| | TM:"Corporations, rationally conceived and implemented, cannot be coercive since ... just as in the USSR all sports were state established and maintained. None of this makes music or soccer or track and field coercive endeavors."
Yes, but athletes and musicians are responsible for their own actions. The corporation is an eternal, artificial entity, regarded as such by the state and even protected by the state against exploitation by its managers and employees.
Corporations were really invented in Rome, but never amounted to much - except for universities - until the modern era.
The advantage to the corporation over the partnership is expressly its independent existence. Partnerships are limited metaphysically because if one partner dies, the firm must reorganize: you cannot make new, independent decisions for a dead man. (Trusts and estates are an aside.) Being an eternal entity, the corporation outlives its founders.

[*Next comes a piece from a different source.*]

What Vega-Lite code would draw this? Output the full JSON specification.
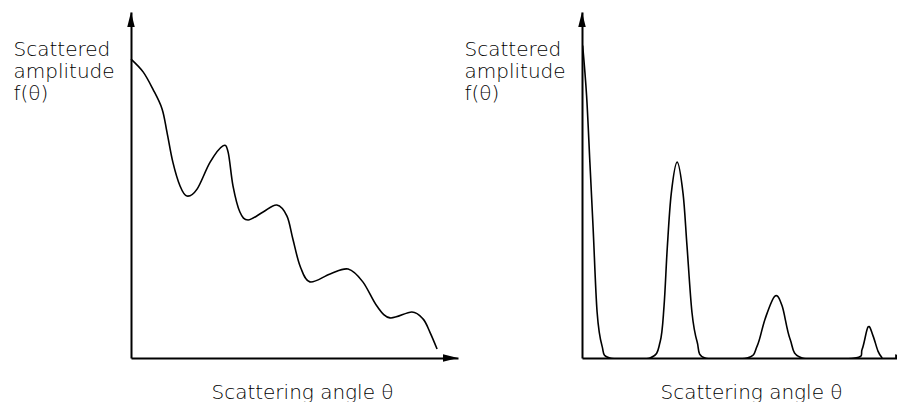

While we do have limited liability partnerships now those are a recent invention. Perhaps they are more "libertarian" than corporations.
I would like to see a theoretical justification for corporations that is completely independent of the state. I know of none. Perhaps it is just as well. Perhaps it is a proper function of the government - never realized before - to grant individuality to artificial entities.
After corporations will come robots and other artificial intelligences. Capitalism can adapt to this. I am not sure how socialism could. Perhaps it could.
------------- Edit added: I believe that for most libertarians who oppose corporations as creations of the state, it is the limitation of liability that is the key issue. Speaking of athletes, I remember an incident in which a baseball batter lined one into the stands and hit a fan. He was fined as an individual. It was not the team. Likewise if in the symphony a tuba player hurls his mouthpiece at the conductor and misses and hits a patron, who is responsible? With a corporation, the actions of individual employees are not actionable.
And even more to the point, the corporation cannot be sued for more than its assets, which is not true of a living individual.
And, third, in law, if the police come to your desk and search it without a warrant, it is not your rights that are violated, but the corporation's, again a consequence of living in the shadow of the corporate umbrella.
All of that being as it may, regarding artificial individuals, there is some precedent in common law. An "emanicpated juvenile' is a minor whom the court has declared responsible for their own contracts. The child cannot vote, but the child can rent a home, buy a car, etc. So, there is tradition that would allow a court to declare a robot or computer program legally independent.